Even when the discussion topic is something he might rather forget.
Royals pitcher Brad Keller went on the Charity Stripe podcast on Monday and discussed last year’s incident in which he drilled Tim Anderson for flipping his bat.
Before we get into Keller’s comments, let’s revisit that day last April.
Anderson slugged a fourth-inning homer off of Keller, then … well, “flipped” is the wrong word for what he did with his bat. As I described it at the time, it was “less insouciant toss and more angry spike.”
“Did that somehow cross an ever-shifting line?” I wondered. “Had [Anderson] not turned toward his dugout—or, more pertinently, turned his back toward the Royals dugout—would it have been better received?”
It didn’t matter. In Anderson’s next at-bat, two innings later, Keller drilled him in the backside. Tempers flared.
At the time, it was confusing. Major League Baseball had just come out with its Let the Kids Play campaign, ostensibly aimed at fostering this very kind of behavior. The thing was, Anderson had some history with the Royals as pertained to his celebratory habits, which had already cleared the benches once, back in 2018. This is a vital piece. The conversations that had been circulating around the Royals clubhouse about Anderson for the better part of a year held unequivocal sway in the pitcher’s decision to act.
After Keller drilled Anderson, he didn’t say much about his motivation. This was smart, lest baseball swoop in with a punishment for intentionally targeting another player. Now, it seems, baseball has more pressing things on its agenda. So on Monday, on a podcast, Keller talked.

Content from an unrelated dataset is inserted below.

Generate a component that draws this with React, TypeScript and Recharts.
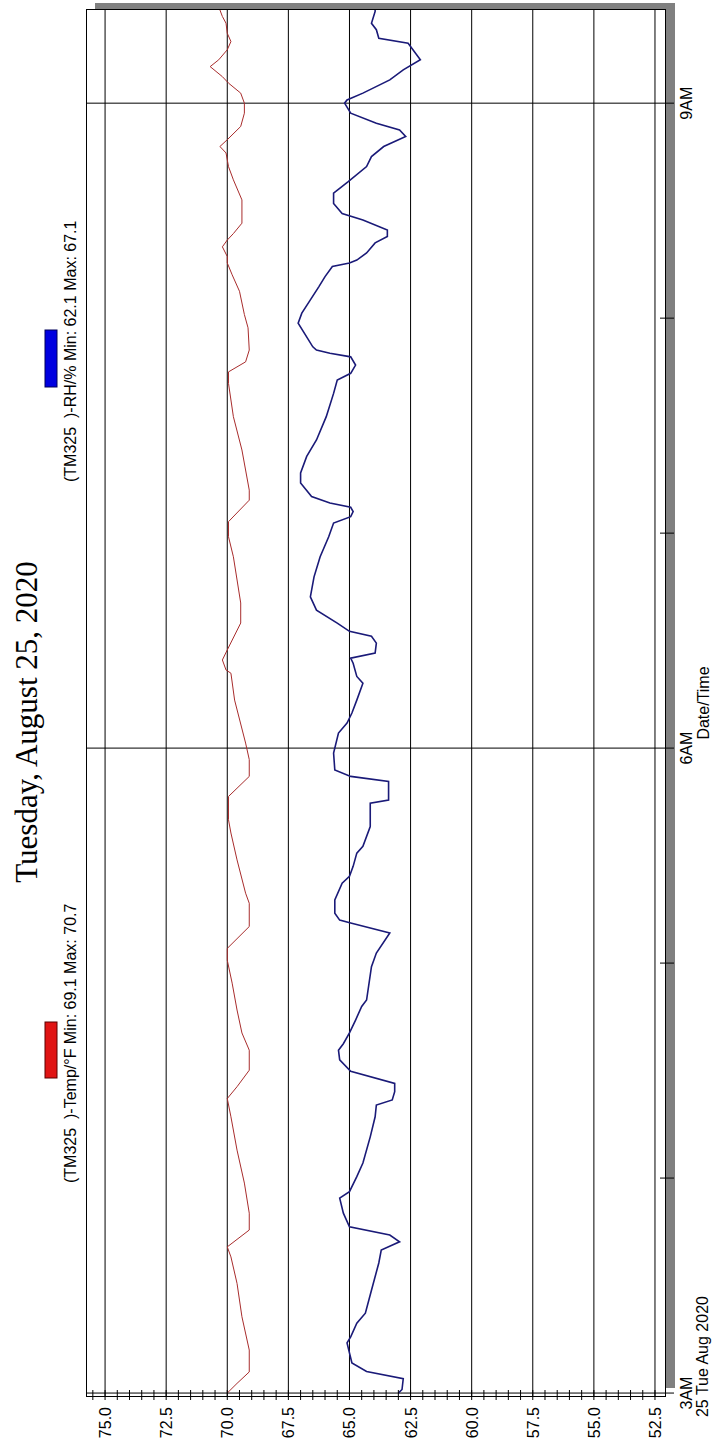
import { LineChart, Line, XAxis, YAxis, ReferenceLine } from "recharts"

// chart is drawn landscape and rotated -90deg to match the printout
const W = 1445
const H = 712

// minutes after 3:00 AM
const tempMinutes = [
  0, 2.7, 5.9, 12, 21.3, 30.6, 38, 40.8, 45.5, 50.2,
  58.6, 67.8, 77.1, 82.2, 85.5, 90.1, 95.7, 100.5, 106.9, 114.4,
  120.8, 124.1, 130.2, 136.7, 139.5, 148.8, 156.3, 160, 166.5, 172.1,
  176.8, 181.4, 193.4, 200.9, 201.8, 204.6, 207.4, 214.9, 220.5, 233.4,
  239, 243.2, 249.2, 252, 263.2, 272.5, 281.8, 285, 287.8, 291.1,
  297.3, 301, 307.5, 312.1, 315.4, 317.2, 319.9, 321.8, 323.6, 326.5,
  333, 338.6, 342.3, 346.1, 347.9, 349.8, 353.5, 357.2, 360, 362.8,
  365.6, 367.4, 370.2, 372.1, 374.9, 377.2, 379.5, 382.3, 384.2, 386,
]
const tempValues = [
  70.0, 69.6, 69.1, 69.1, 69.4, 69.6, 69.85, 70.0, 69.1, 69.1,
  69.3, 69.6, 69.85, 70.0, 69.6, 69.1, 69.1, 69.4, 69.6, 69.8,
  70.0, 70.0, 69.1, 69.1, 69.25, 69.6, 69.85, 69.95, 69.95, 69.1,
  69.1, 69.25, 69.7, 69.85, 70.05, 70.2, 70.0, 69.45, 69.45, 69.75,
  69.95, 69.95, 69.1, 69.1, 69.4, 69.75, 69.95, 69.95, 69.25, 69.1,
  69.15, 69.3, 69.5, 69.8, 70.0, 70.0, 70.2, 70.0, 69.75, 69.4,
  69.4, 69.75, 69.95, 70.05, 70.3, 70.0, 69.45, 69.3, 69.3, 69.45,
  69.95, 70.2, 70.7, 70.35, 70.0, 69.85, 70.0, 70.05, 70.2, 70.3,
]

const rhMinutes = [
  0, 1, 4, 6, 8.4, 14, 15.7, 19.5, 22.3, 28.7,
  36.3, 39.9, 42.2, 44.1, 46.4, 50.2, 54.4, 56.2, 60.4, 64.2,
  71.5, 77.1, 80.4, 81.8, 84.1, 86.4, 89.8, 93, 95.7, 97.5,
  100.5, 104.1, 107.9, 109.7, 119, 122.8, 128.4, 131.2, 132, 133.9,
  137.6, 142.3, 144.2, 147, 150.7, 152.6, 158.1, 164.6, 165.5, 170.7,
  172.1, 173.9, 178.6, 184.2, 187, 189.8, 193.4, 198.1, 200, 203.7,
  205.1, 206.5, 209.3, 211.2, 212.6, 214.9, 218.5, 222.2, 227.8, 233.4,
  239, 242.8, 244.6, 246, 247.2, 248.4, 250.2, 254, 256.8, 261.4,
  266, 272.5, 279, 282.7, 284.6, 286.9, 289.2, 290.2, 291.1, 292,
  298.6, 301.4, 305.1, 308.8, 311.6, 314.4, 315.4, 316.2, 318.2, 321,
  322.8, 324.6, 327.4, 329.2, 332, 334.9, 338.1, 342.3, 345.1, 347.9,
  350.7, 352.5, 354.4, 357.2, 360, 360.9, 362.8, 366.5, 369.3, 372.1,
  376.7, 378.1, 380.5, 382.3, 385.6, 386,
]
const rhValues = [
  63.0, 62.85, 62.8, 64.3, 64.9, 65.1, 64.95, 64.7, 64.35, 64.1,
  63.8, 63.7, 62.95, 63.35, 65.0, 65.25, 65.4, 65.0, 64.7, 64.45,
  64.15, 63.95, 63.9, 63.25, 63.15, 63.15, 64.95, 65.4, 65.45, 65.25,
  65.0, 64.75, 64.5, 64.3, 64.1, 63.9, 63.35, 64.95, 65.4, 65.6,
  65.6, 65.3, 65.0, 64.85, 64.7, 64.45, 64.15, 64.15, 63.4, 63.4,
  64.95, 65.6, 65.65, 65.45, 65.1, 64.9, 64.7, 64.45, 64.7, 64.85,
  64.95, 63.95, 63.9, 64.1, 65.0, 65.5, 66.35, 66.6, 66.45, 66.2,
  65.85, 65.65, 64.95, 64.85, 64.95, 65.8, 66.55, 67.0, 67.0, 66.75,
  66.35, 65.95, 65.65, 65.5, 64.95, 64.75, 64.95, 65.8, 66.35, 66.5,
  67.1, 66.95, 66.6, 66.25, 66.0, 65.7, 65.0, 64.7, 64.3, 63.95,
  63.45, 63.45, 64.45, 65.3, 65.65, 65.65, 65.05, 64.3, 64.1, 63.6,
  62.7, 62.95, 63.9, 64.95, 65.2, 65.1, 64.45, 63.35, 62.8, 62.1,
  62.6, 63.8, 63.9, 64.1, 63.95, 63.95,
]

const hourTicks = [0, 60, 120, 180, 240, 300, 360]
const labeledHours = [0, 180, 360]
const hourLabels = ["3AM", "6AM", "9AM"]
const dateLabel = "25 Tue Aug 2020"

const majorValues = [52.5, 55, 57.5, 60, 62.5, 65, 67.5, 70, 72.5, 75]
const minorValues = Array.from({ length: 47 }, (_, i) => 52.5 + i * 0.5)

const timeDomain = [-1.1, 386]
const valueDomain = [52.09, 75.78]

const tempData = tempMinutes.map((m, i) => ({ m, v: tempValues[i] }))
const rhData = rhMinutes.map((m, i) => ({ m, v: rhValues[i] }))

const FONT = "'Liberation Sans', Arial, sans-serif"

function TimeTick(props: any) {
  const { x, y, payload } = props
  const idx = labeledHours.indexOf(payload.value)
  return (
    <g>
      <line x1={x} x2={x} y1={idx >= 0 ? y : y - 5} y2={y + 9} stroke="#000" />
      {idx >= 0 && (
        <text x={x} y={y + 27} textAnchor="middle" fontSize={16} fontFamily={FONT} fill="#000">
          {hourLabels[idx]}
        </text>
      )}
      {payload.value === 0 && (
        <text x={x - 24} y={y + 43} textAnchor="start" fontSize={16} fontFamily={FONT} fill="#000">
          {dateLabel}
        </text>
      )}
    </g>
  )
}

function ValueTick(props: any) {
  const { x, y, payload } = props
  const v = payload.value
  const major = majorValues.some((m) => Math.abs(m - v) < 1e-6)
  return (
    <g>
      <line x1={x - 3} x2={x + 7} y1={y} y2={y} stroke="#000" />
      {major && (
        <text x={x - 10} y={y + 6} textAnchor="end" fontSize={16} fontFamily={FONT} fill="#000">
          {v.toFixed(1)}
        </text>
      )}
    </g>
  )
}

export default function App() {
  return (
    <div style={{ position: "relative", width: H, height: W, overflow: "hidden", background: "#fff" }}>
      <style>{"body{margin:0}"}</style>
      <div
        style={{
          position: "absolute",
          left: 0,
          top: 0,
          width: W,
          height: H,
          transformOrigin: "0 0",
          transform: `translateY(${W}px) rotate(-90deg)`,
        }}
      >
        {/* drop shadow + plot frame */}
        <div style={{ position: "absolute", left: 57, top: 95, width: 1385, height: 580, background: "#808080" }} />
        <div
          style={{
            position: "absolute",
            left: 48,
            top: 86,
            width: 1388,
            height: 580,
            background: "#fff",
            border: "1px solid #000",
            boxSizing: "border-box",
          }}
        />
        <div style={{ position: "absolute", left: 0, top: 0 }}>
          <LineChart width={W} height={H} margin={{ top: 86, right: 10, bottom: 0, left: 0 }}>
            <XAxis
              type="number"
              dataKey="m"
              domain={timeDomain}
              allowDataOverflow
              ticks={hourTicks}
              interval={0}
              height={47}
              tickSize={0}
              tickMargin={0}
              tickLine={false}
              axisLine={false}
              tick={TimeTick}
            />
            <YAxis
              type="number"
              domain={valueDomain}
              allowDataOverflow
              ticks={minorValues}
              interval={0}
              width={48}
              tickSize={0}
              tickMargin={0}
              tickLine={false}
              axisLine={false}
              tick={ValueTick}
            />
            {majorValues.map((v) => (
              <ReferenceLine key={"v" + v} y={v} stroke="#000" strokeWidth={1} />
            ))}
            {labeledHours.map((h) => (
              <ReferenceLine key={"h" + h} x={h} stroke="#000" strokeWidth={1} />
            ))}
            <Line
              data={tempData}
              dataKey="v"
              type="linear"
              stroke="#a82c2c"
              strokeWidth={1}
              dot={false}
              isAnimationActive={false}
            />
            <Line
              data={rhData}
              dataKey="v"
              type="linear"
              stroke="#1a1a78"
              strokeWidth={1.6}
              dot={false}
              isAnimationActive={false}
            />
          </LineChart>
        </div>
        <svg width={W} height={H} style={{ position: "absolute", left: 0, top: 0 }}>
          <text x={723} y={37} textAnchor="middle" fontSize={31} fontFamily="'Liberation Serif', 'Times New Roman', serif" fill="#000">
            Tuesday, August 25, 2020
          </text>
          <rect x={367} y={45} width={56} height={12} fill="#e01414" stroke="#5a0000" />
          <text x={262} y={76} fontSize={16} fontFamily={FONT} fill="#000" style={{ whiteSpace: "pre" }}>
            {"(TM325  )-Temp/°F Min: 69.1 Max: 70.7"}
          </text>
          <rect x={1058} y={45} width={57} height={12} fill="#0000e0" stroke="#00005a" />
          <text x={963} y={76} fontSize={16} fontFamily={FONT} fill="#000" style={{ whiteSpace: "pre" }}>
            {"(TM325  )-RH/% Min: 62.1 Max: 67.1"}
          </text>
          <text x={742} y={709} textAnchor="middle" fontSize={16} fontFamily={FONT} fill="#000">
            Date/Time
          </text>
        </svg>
      </div>
    </div>
  )
}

“It was like the first week of April,” he said. “I’m not going to say a meaningless game because every game in the big leagues means something. But the 12th game of the season doesn’t really define if you’re going to make the playoffs or not.”
Keller described how he was grinding, getting behind every hitter. Then Anderson battled him for six pitches before homering on a full count.

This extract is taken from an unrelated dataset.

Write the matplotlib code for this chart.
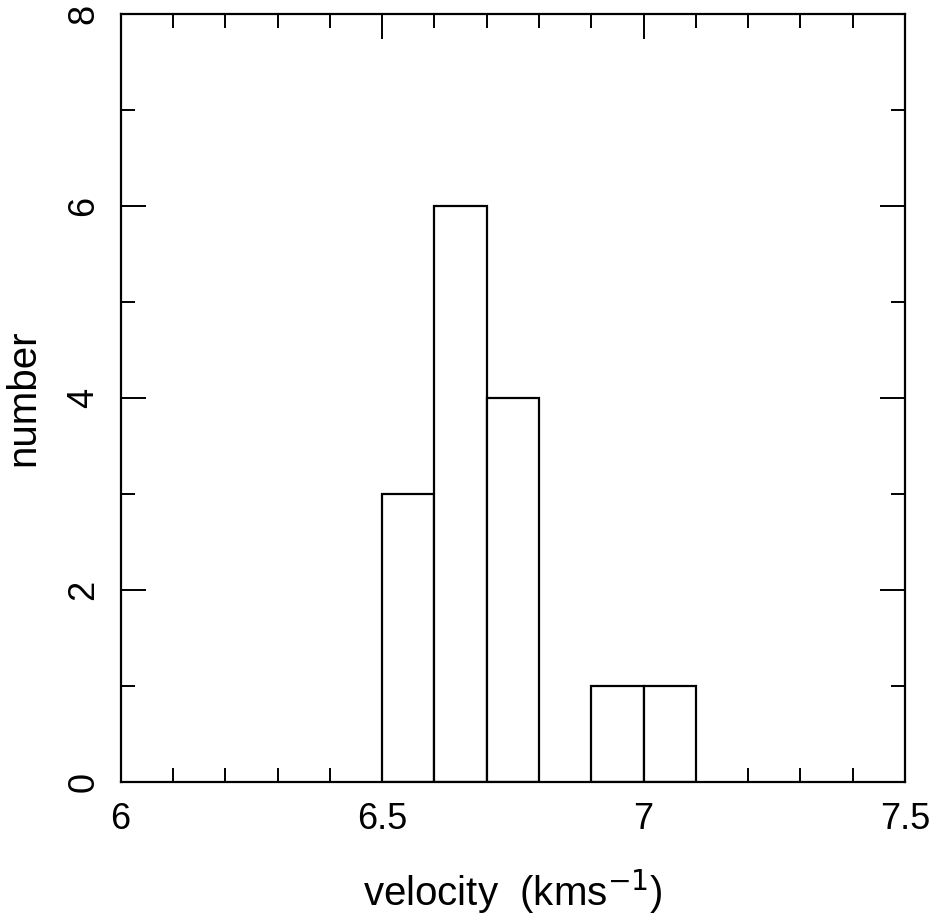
import matplotlib
matplotlib.use("Agg")
import matplotlib.pyplot as plt
from matplotlib.ticker import MultipleLocator

# histogram bins (left edge, width 0.1) and counts
bin_left = [6.5, 6.6, 6.7, 6.9, 7.0]
bin_width = 0.1
counts = [3, 6, 4, 1, 1]

x_ticks = [6, 6.5, 7, 7.5]
x_labels = ["6", "6.5", "7", "7.5"]
y_ticks = [0, 2, 4, 6, 8]

plt.rcParams['font.family'] = ['Liberation Sans', 'DejaVu Sans']

fig = plt.figure(figsize=(9.35, 9.18), dpi=100)
ax = fig.add_axes([0.129, 0.148, 0.839, 0.837])

ax.bar(bin_left, counts, width=bin_width, align='edge',
       facecolor='white', edgecolor='black', linewidth=1.6)

ax.set_xlim(6, 7.5)
ax.set_ylim(0, 8)
ax.set_xticks(x_ticks)
ax.set_xticklabels(x_labels)
ax.set_yticks(y_ticks)
ax.xaxis.set_minor_locator(MultipleLocator(0.1))
ax.yaxis.set_minor_locator(MultipleLocator(1))

ax.tick_params(which='both', direction='in', top=True, right=True,
               width=1.4, labelsize=26, pad=14)
ax.tick_params(which='major', length=18)
ax.tick_params(which='minor', length=10)
for lbl in ax.get_yticklabels():
    lbl.set_rotation(90)
    lbl.set_va('center')

for s in ax.spines.values():
    s.set_linewidth(1.6)

ax.set_xlabel("velocity  (kms$^{-1}$)", fontsize=29, labelpad=22)
ax.set_ylabel("number", fontsize=29, labelpad=17)

fig.savefig("out.png", dpi=100)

“How he acted afterwards, to me and my whole team, was just over the top,” Keller said. “It’s like, ‘Bro, you hit a homer. Congrats.’ This wasn’t a Game 7 homer. This wasn’t a playoff homer. This wasn’t even a homer to win the game. Ultimately, we won the game, 3-2, in the long run [Note: The Royals actually won 4-3], but that gets kind of lost in the whole transaction of everything. It just seemed like, at the time, it was an April home run. Why are you throwing your bat to the dugout? We had beefs in the past, as far as our teams, and that was just like fuel on the fire, basically, is what it seemed like. I was upset because I was grinding that day and I was already pissed off at myself, and then you pull some shit like that?”
Keller returned to the dugout angry, and found a bunch of teammates who felt similarly. He was a second-year pitcher trying to earn his place in the clubhouse hierarchy, and standing up for teammates’ feelings may well have played into his decision to act. Anderson’s blast gave the White Sox a 2-0 lead, but by the time he next batted, Kansas City had knotted the score.

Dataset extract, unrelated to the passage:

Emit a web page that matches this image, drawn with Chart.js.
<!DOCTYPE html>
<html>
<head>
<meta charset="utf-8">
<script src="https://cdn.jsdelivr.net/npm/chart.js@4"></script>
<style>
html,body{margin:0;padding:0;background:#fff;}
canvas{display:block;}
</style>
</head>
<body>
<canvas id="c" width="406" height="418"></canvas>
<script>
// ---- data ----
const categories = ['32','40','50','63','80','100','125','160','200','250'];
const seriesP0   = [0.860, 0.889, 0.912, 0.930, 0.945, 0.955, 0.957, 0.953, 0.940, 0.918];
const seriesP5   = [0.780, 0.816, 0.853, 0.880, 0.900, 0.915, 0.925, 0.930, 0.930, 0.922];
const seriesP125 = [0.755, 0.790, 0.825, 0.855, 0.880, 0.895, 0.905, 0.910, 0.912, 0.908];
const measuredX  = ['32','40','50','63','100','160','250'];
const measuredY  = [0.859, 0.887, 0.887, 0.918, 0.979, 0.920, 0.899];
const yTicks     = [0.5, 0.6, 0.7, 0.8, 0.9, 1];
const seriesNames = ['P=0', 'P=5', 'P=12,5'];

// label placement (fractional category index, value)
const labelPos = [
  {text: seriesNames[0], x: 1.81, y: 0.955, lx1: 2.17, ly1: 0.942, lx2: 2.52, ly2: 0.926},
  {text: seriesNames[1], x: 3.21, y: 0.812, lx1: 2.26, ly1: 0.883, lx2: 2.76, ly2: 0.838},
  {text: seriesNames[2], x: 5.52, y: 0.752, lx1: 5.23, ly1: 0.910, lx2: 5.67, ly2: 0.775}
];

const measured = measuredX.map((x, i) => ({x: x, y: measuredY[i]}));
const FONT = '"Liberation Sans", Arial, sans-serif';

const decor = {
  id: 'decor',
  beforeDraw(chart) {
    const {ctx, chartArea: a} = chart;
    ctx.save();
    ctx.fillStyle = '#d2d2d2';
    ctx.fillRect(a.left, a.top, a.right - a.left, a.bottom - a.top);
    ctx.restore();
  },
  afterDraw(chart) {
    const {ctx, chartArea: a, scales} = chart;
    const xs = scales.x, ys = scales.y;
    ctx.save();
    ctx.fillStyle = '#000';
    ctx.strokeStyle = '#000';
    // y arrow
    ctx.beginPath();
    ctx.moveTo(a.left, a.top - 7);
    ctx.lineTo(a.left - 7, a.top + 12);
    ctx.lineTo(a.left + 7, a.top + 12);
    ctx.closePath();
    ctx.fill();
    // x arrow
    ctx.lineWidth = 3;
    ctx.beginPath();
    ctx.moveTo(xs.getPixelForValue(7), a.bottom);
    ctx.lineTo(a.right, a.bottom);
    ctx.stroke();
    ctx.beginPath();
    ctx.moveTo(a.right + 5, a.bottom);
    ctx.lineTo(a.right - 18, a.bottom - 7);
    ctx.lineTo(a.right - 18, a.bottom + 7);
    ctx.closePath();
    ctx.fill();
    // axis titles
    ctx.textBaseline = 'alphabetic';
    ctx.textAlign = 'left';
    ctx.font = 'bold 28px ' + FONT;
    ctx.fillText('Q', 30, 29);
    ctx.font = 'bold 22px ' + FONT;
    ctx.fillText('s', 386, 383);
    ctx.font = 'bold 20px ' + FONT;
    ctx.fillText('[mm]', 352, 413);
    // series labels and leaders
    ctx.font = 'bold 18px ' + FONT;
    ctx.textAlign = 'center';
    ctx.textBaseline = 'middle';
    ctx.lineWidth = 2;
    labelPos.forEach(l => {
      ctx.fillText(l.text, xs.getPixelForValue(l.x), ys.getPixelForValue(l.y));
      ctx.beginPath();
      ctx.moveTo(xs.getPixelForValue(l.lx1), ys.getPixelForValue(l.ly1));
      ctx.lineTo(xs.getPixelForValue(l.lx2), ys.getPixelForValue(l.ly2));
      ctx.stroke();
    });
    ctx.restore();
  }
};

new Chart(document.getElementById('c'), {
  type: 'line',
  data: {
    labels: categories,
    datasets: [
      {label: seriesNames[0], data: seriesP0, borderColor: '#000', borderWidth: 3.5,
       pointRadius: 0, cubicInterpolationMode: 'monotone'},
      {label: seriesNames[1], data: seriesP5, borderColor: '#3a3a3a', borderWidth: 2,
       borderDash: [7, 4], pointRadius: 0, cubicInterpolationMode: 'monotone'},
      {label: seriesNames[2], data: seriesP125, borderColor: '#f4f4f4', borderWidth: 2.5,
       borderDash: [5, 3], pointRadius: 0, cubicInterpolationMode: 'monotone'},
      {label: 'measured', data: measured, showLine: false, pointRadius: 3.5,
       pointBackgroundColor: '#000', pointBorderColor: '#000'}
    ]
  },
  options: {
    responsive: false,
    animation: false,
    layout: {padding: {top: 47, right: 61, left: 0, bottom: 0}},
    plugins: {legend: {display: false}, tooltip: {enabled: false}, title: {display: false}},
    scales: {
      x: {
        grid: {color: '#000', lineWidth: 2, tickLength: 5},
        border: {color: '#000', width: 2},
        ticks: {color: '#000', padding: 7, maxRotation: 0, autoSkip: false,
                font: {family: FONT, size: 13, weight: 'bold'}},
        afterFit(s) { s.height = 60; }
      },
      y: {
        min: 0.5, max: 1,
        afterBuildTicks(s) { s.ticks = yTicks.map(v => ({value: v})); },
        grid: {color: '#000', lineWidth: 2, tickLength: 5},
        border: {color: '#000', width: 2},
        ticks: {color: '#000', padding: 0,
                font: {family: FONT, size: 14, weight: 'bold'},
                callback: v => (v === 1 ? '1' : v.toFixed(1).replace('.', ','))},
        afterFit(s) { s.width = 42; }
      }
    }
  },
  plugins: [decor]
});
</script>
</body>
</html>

“He had to know it was coming,” said Keller. “He was leading off the sixth inning, and he was literally a foot from the dirt when I was on my second warm-up pitch. I’ve never seen anyone get out to the box that fast in my life. … That was his first hit off of me in his career. That was your first hit off of me and you’re acting like you own me.”
It was indeed Anderson’s first hit against Keller in 14 career at-bats, a stretch that included five strikeouts and a double-play.
“White Sox fans are like, Tim Anderson’s your daddy and shit, and I’m like, please. … we won the game,” Keller said. “It’s hilarious how it all transpired. I’m the worst pitcher ever. The White Sox own me. Tim Anderson owns me. I’m like, you guys don’t look at stats, do you?”
Okay, so Keller didn’t really tell us anything new, apart from confirming that the HBP was intentional. Still, it’s refreshing to hear a pitcher describe his mindset when it comes to things like this. We are in a new era of baseball, one in which celebrations like Anderson’s are ostensibly not only acceptable but encouraged. The days of angry pitchers exacting revenge on showboat competitors feels like a thing of the past, the province of old men shouting at clouds.
When Keller drilled Anderson, he was 23 years old. If the season resumes, maybe we’ll also get a chance to hear what he thinks about Letting the Kids Play.